◆ **What this task involves**:
Please set down all the lines beneath this one exactly, without the pictures.

◆ **Dataset excerpt**:
╭──
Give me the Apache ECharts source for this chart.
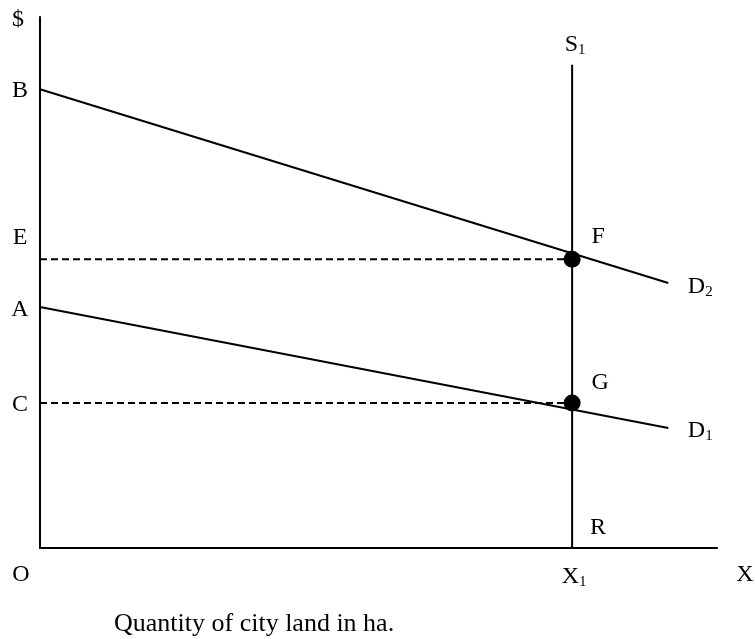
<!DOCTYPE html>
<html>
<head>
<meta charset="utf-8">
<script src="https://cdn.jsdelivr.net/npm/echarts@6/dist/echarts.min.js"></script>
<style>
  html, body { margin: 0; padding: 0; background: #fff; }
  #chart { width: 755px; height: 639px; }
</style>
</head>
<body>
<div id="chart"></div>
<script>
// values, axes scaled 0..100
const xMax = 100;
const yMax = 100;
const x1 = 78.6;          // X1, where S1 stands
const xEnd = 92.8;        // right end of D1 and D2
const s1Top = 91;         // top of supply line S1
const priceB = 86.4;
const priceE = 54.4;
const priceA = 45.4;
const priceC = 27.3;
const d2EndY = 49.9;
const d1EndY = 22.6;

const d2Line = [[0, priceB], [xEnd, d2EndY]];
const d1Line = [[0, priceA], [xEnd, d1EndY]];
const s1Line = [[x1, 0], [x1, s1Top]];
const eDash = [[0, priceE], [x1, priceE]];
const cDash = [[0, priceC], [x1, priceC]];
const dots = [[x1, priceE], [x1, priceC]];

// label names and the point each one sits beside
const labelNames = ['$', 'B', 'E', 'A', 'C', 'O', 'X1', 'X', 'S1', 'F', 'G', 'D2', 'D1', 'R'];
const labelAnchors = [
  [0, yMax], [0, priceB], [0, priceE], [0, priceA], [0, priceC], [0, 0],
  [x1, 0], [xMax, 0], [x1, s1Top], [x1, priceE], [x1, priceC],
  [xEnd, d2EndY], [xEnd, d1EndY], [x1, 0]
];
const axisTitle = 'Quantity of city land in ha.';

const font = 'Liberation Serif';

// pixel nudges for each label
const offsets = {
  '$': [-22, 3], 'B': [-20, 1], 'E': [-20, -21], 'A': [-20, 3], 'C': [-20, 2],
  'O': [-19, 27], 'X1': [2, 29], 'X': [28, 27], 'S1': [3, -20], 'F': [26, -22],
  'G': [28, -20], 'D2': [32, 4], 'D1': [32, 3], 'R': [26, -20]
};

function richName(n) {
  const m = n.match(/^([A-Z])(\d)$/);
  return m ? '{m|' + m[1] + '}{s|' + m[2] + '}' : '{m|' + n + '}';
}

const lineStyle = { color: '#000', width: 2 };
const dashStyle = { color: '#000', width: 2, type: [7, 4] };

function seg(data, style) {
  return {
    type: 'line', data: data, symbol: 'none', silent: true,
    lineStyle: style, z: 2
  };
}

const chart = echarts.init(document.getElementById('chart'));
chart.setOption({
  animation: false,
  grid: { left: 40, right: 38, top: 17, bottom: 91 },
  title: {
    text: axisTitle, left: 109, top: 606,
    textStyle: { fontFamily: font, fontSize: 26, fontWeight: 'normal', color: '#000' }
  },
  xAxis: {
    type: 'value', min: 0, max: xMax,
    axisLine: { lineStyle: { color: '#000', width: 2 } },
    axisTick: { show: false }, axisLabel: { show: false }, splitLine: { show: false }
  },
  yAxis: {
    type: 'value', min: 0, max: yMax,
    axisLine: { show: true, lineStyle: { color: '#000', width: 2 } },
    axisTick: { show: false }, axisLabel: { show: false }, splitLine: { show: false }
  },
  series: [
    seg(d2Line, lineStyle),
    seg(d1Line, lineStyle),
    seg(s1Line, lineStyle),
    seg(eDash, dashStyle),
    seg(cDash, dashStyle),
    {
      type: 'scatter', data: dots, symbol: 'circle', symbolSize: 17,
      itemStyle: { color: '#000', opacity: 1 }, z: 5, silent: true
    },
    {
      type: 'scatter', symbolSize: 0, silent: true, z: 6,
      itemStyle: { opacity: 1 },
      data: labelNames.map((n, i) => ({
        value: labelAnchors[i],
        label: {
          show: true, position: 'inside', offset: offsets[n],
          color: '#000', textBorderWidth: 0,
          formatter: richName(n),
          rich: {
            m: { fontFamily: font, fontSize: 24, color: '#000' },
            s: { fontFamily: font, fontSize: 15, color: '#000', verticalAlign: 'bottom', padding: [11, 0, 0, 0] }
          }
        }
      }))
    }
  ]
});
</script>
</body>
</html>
╰──
◆ **Correct result**:
Give me the Apache ECharts source for this chart.
<!DOCTYPE html>
<html>
<head>
<meta charset="utf-8">
<script src="https://cdn.jsdelivr.net/npm/echarts@6/dist/echarts.min.js"></script>
<style>
  html, body { margin: 0; padding: 0; background: #fff; }
  #chart { width: 755px; height: 639px; }
</style>
</head>
<body>
<div id="chart"></div>
<script>
// values, axes scaled 0..100
const xMax = 100;
const yMax = 100;
const x1 = 78.6;          // X1, where S1 stands
const xEnd = 92.8;        // right end of D1 and D2
const s1Top = 91;         // top of supply line S1
const priceB = 86.4;
const priceE = 54.4;
const priceA = 45.4;
const priceC = 27.3;
const d2EndY = 49.9;
const d1EndY = 22.6;

const d2Line = [[0, priceB], [xEnd, d2EndY]];
const d1Line = [[0, priceA], [xEnd, d1EndY]];
const s1Line = [[x1, 0], [x1, s1Top]];
const eDash = [[0, priceE], [x1, priceE]];
const cDash = [[0, priceC], [x1, priceC]];
const dots = [[x1, priceE], [x1, priceC]];

// label names and the point each one sits beside
const labelNames = ['$', 'B', 'E', 'A', 'C', 'O', 'X1', 'X', 'S1', 'F', 'G', 'D2', 'D1', 'R'];
const labelAnchors = [
  [0, yMax], [0, priceB], [0, priceE], [0, priceA], [0, priceC], [0, 0],
  [x1, 0], [xMax, 0], [x1, s1Top], [x1, priceE], [x1, priceC],
  [xEnd, d2EndY], [xEnd, d1EndY], [x1, 0]
];
const axisTitle = 'Quantity of city land in ha.';

const font = 'Liberation Serif';

// pixel nudges for each label
const offsets = {
  '$': [-22, 3], 'B': [-20, 1], 'E': [-20, -21], 'A': [-20, 3], 'C': [-20, 2],
  'O': [-19, 27], 'X1': [2, 29], 'X': [28, 27], 'S1': [3, -20], 'F': [26, -22],
  'G': [28, -20], 'D2': [32, 4], 'D1': [32, 3], 'R': [26, -20]
};

function richName(n) {
  const m = n.match(/^([A-Z])(\d)$/);
  return m ? '{m|' + m[1] + '}{s|' + m[2] + '}' : '{m|' + n + '}';
}

const lineStyle = { color: '#000', width: 2 };
const dashStyle = { color: '#000', width: 2, type: [7, 4] };

function seg(data, style) {
  return {
    type: 'line', data: data, symbol: 'none', silent: true,
    lineStyle: style, z: 2
  };
}

const chart = echarts.init(document.getElementById('chart'));
chart.setOption({
  animation: false,
  grid: { left: 40, right: 38, top: 17, bottom: 91 },
  title: {
    text: axisTitle, left: 109, top: 606,
    textStyle: { fontFamily: font, fontSize: 26, fontWeight: 'normal', color: '#000' }
  },
  xAxis: {
    type: 'value', min: 0, max: xMax,
    axisLine: { lineStyle: { color: '#000', width: 2 } },
    axisTick: { show: false }, axisLabel: { show: false }, splitLine: { show: false }
  },
  yAxis: {
    type: 'value', min: 0, max: yMax,
    axisLine: { show: true, lineStyle: { color: '#000', width: 2 } },
    axisTick: { show: false }, axisLabel: { show: false }, splitLine: { show: false }
  },
  series: [
    seg(d2Line, lineStyle),
    seg(d1Line, lineStyle),
    seg(s1Line, lineStyle),
    seg(eDash, dashStyle),
    seg(cDash, dashStyle),
    {
      type: 'scatter', data: dots, symbol: 'circle', symbolSize: 17,
      itemStyle: { color: '#000', opacity: 1 }, z: 5, silent: true
    },
    {
      type: 'scatter', symbolSize: 0, silent: true, z: 6,
      itemStyle: { opacity: 1 },
      data: labelNames.map((n, i) => ({
        value: labelAnchors[i],
        label: {
          show: true, position: 'inside', offset: offsets[n],
          color: '#000', textBorderWidth: 0,
          formatter: richName(n),
          rich: {
            m: { fontFamily: font, fontSize: 24, color: '#000' },
            s: { fontFamily: font, fontSize: 15, color: '#000', verticalAlign: 'bottom', padding: [11, 0, 0, 0] }
          }
        }
      }))
    }
  ]
});
</script>
</body>
</html>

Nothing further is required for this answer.